Outra boa iniciativa da indústria siderúrgica no quesito ecoeficiência está na geração de energia elétrica a partir do reaproveitamento de gases nocivos à atmosfera. “Hoje, com as nossas quatro centrais termelétricas, somos auto-suficientes em energia”, diz Rossi, da CST.
Tanto a companhia quanto a Belgo estão em busca de créditos de carbono – títulos obtidos a partir da redução de gases de efeito estufa, que podem ser comercializados com governos, bolsas ou companhias de países “em débito” com a atmosfera. A iniciativa faz parte do Tratado de Kyoto, que começou a vigorar em fevereiro do ano passado. No projeto encaminhado pela CST, está a meta da empresa de impedir a emissão de cerca de 330 mil toneladas de gás carbônico (CO²) durante sete anos, contados a partir de 2004. No mesmo período, a Belgo tem um contingente de CO² bem maior para reduzir: 9,5 milhões de toneladas. “A iniciativa faz parte do Programa Belgo de Sustentabilidade, que envolve a ampliação do plantio de eucaliptos e a adoção do carvão vegetal nos altos-fornos”, diz Marcos Vinícius Cantarino, da gerência corporativa de meio ambiente da Belgo.Meta é não só reverter a imagem de empresas poluidoras mas também ganhar mais produtividade
Dispostas a reverter a fama de potenciais poluidoras do meio ambiente, as siderúrgicas vêm investindo de maneira significativa. No período pós-privatização, entre 1994 e 2005, o Instituto Brasileiro de Siderurgia (IBS) estima que as empresas tenham destinado, juntas, R$ 1,16 bilhão a projetos ambientais. Daqui para frente, o volume deve diminuir: será da ordem de R$ 314 milhões entre 2006 e 2010, informa o IBS, uma vez que se destinam principalmente à manutenção e melhoramento dos processos.
Ainda assim, empresas como a Usiminas – que, sozinha, já investiu R$ 1,12 bilhão em gestão ambiental – têm medidas importantes a tomar nos próximos anos. “Vamos aplicar R$ 396,3 milhões até 2008 com o principal objetivo de minimizar em 65% a presença de partículas de aço no ar”, diz João Eustáquio Wanderley Costa, superintendente de meio ambiente.
Paralelamente ao aprimoramento de índices de ecoeficiência, as siderúrgicas tendem a se voltar mais para o relacionamento com a comunidade. Depois de se concentrarem na busca pela certificação ISO 14001 (que atesta responsabilidade ambiental), na reutilização de água doce e salgada (que nas grandes siderúrgicas chega a um nível próximo de 100%, incluindo em alguns casos o reuso de efluente sanitário), e na ampliação do “cinturão verde” para separar as atividades industriais da área urbana (na Gerdau Açominas, por exemplo, essa área cobre 1,7 mil hectares), entre outras iniciativas, as empresas querem convencer a sociedade de que já não são as mesmas. Isto envolve desde projetos de educação ambiental, presentes na maioria das companhias, até a participação profunda na recuperação do ecossistema urbano, que muitas ajudaram a destruir anteriormente.

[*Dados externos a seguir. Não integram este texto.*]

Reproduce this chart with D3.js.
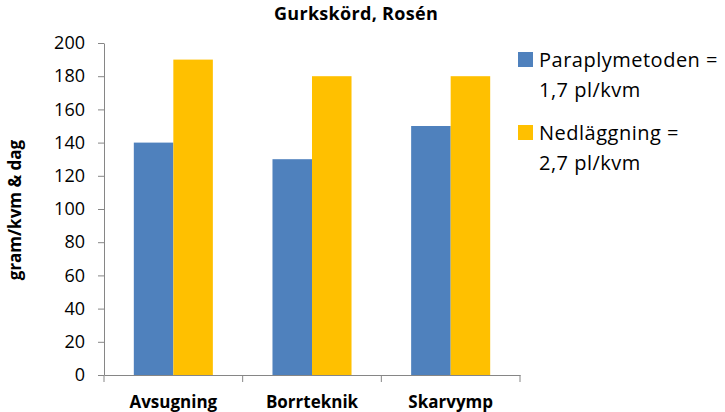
<!DOCTYPE html>
<html><head><meta charset="utf-8">
<script src="https://cdn.jsdelivr.net/npm/d3@7"></script>
<style>body{margin:0;background:#fff;} text{font-family:"Open Sans",sans-serif;}</style>
</head><body>
<svg id="c" width="725" height="412"></svg>
<script>
const categories = ["Avsugning", "Borrteknik", "Skarvymp"];
const seriesNames = ["Paraplymetoden =|1,7 pl/kvm", "Nedläggning =|2,7 pl/kvm"];
const paraplymetoden = [140, 130, 150];
const nedlaggning = [190, 180, 180];
const yTicks = [0, 20, 40, 60, 80, 100, 120, 140, 160, 180, 200];
const colors = ["#4F81BD", "#FFC000"];
const title = "Gurkskörd, Rosén";
const yLabel = "gram/kvm & dag";

const svg = d3.select("#c");
const m = {left: 104, right: 520, top: 43, bottom: 375};
const pad = 0.43;
const x = d3.scaleBand().domain(categories).range([m.left, m.right]).paddingInner(pad).paddingOuter(pad/2);
const series = [paraplymetoden, nedlaggning];
const x1 = d3.scaleBand().domain([0,1]).range([0, x.bandwidth()]);
const y = d3.scaleLinear().domain([0, 200]).range([m.bottom, m.top]);

// bars
series.forEach((vals, si) => {
  svg.append("g").selectAll("rect").data(categories).join("rect")
    .attr("x", c => x(c) + x1(si))
    .attr("width", x1.bandwidth())
    .attr("y", (c, i) => y(vals[i]))
    .attr("height", (c, i) => y(0) - y(vals[i]))
    .attr("fill", colors[si]);
});

// y axis
const ya = svg.append("g").attr("transform", `translate(${m.left},0)`)
  .call(d3.axisLeft(y).tickValues(yTicks).tickSize(6).tickPadding(13).tickSizeOuter(0));
ya.select(".domain").attr("stroke", "#868686");
ya.selectAll(".tick line").attr("stroke", "#868686");
ya.selectAll(".tick text").attr("font-size", 18).attr("fill", "#000").attr("font-family", "Open Sans");

// x axis
const xa = svg.append("g").attr("transform", `translate(0,${m.bottom})`)
  .call(d3.axisBottom(x).tickSize(0).tickPadding(21).tickSizeOuter(0));
xa.select(".domain").attr("stroke", "#868686");
xa.selectAll(".tick text").attr("font-size", 17).attr("font-weight", "bold").attr("fill", "#000").attr("font-family", "Open Sans");
const step = x.step();
const bounds = d3.range(categories.length + 1).map(i => m.left + i * step);
svg.append("g").selectAll("line").data(bounds).join("line")
  .attr("x1", d => d).attr("x2", d => d)
  .attr("y1", m.bottom).attr("y2", m.bottom + 7)
  .attr("stroke", "#868686");

// title
svg.append("text").attr("x", 356).attr("y", 19.5).attr("text-anchor", "middle")
  .attr("font-size", 18).attr("letter-spacing", 0.3).attr("font-weight", "bold").text(title);

// y label
svg.append("text").attr("transform", "translate(21,210) rotate(-90)").attr("text-anchor", "middle")
  .attr("font-size", 17).attr("font-weight", "bold").text(yLabel);

// legend
const leg = svg.append("g");
seriesNames.forEach((nm, i) => {
  const base = 67 + i * 73;
  leg.append("rect").attr("x", 518).attr("y", base - 15).attr("width", 15).attr("height", 15).attr("fill", colors[i]);
  const lines = nm.split("|");
  lines.forEach((ln, j) => {
    leg.append("text").attr("x", 539).attr("y", base + j * 30).attr("font-size", 20)
      .attr("letter-spacing", 0.5).attr("fill", "#000").text(ln);
  });
});
</script>
</body></html>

É o caso da Cosipa, situada no pólo industrial de Cubatão (SP), cidade que já foi considerada a mais poluída do mundo. “A mentalidade mudou muito internamente e procuramos explicitar isso”, diz Marco Paulo Penna Cabral, superintendente geral da usina da Cosipa, ex-estatal que hoje faz parte do Sistema Usiminas. “Antes, não havia a preocupação de fazer a manutenção adequada em um equipamento de despoeiramento, por exemplo: se ele quebrava, a produção continuava”, afirma. “Com isso, a máquina se deteriorava e o investimento ia por água abaixo”.
Hoje, segundo Cabral, a maior prova do compromisso da Cosipa com o meio ambiente está na sua atuação como líder da chamada Agenda 21 de Cubatão – iniciativa da prefeitura com empresas locais que prevê projetos de desenvolvimento sustentável para serem implantados até 2020.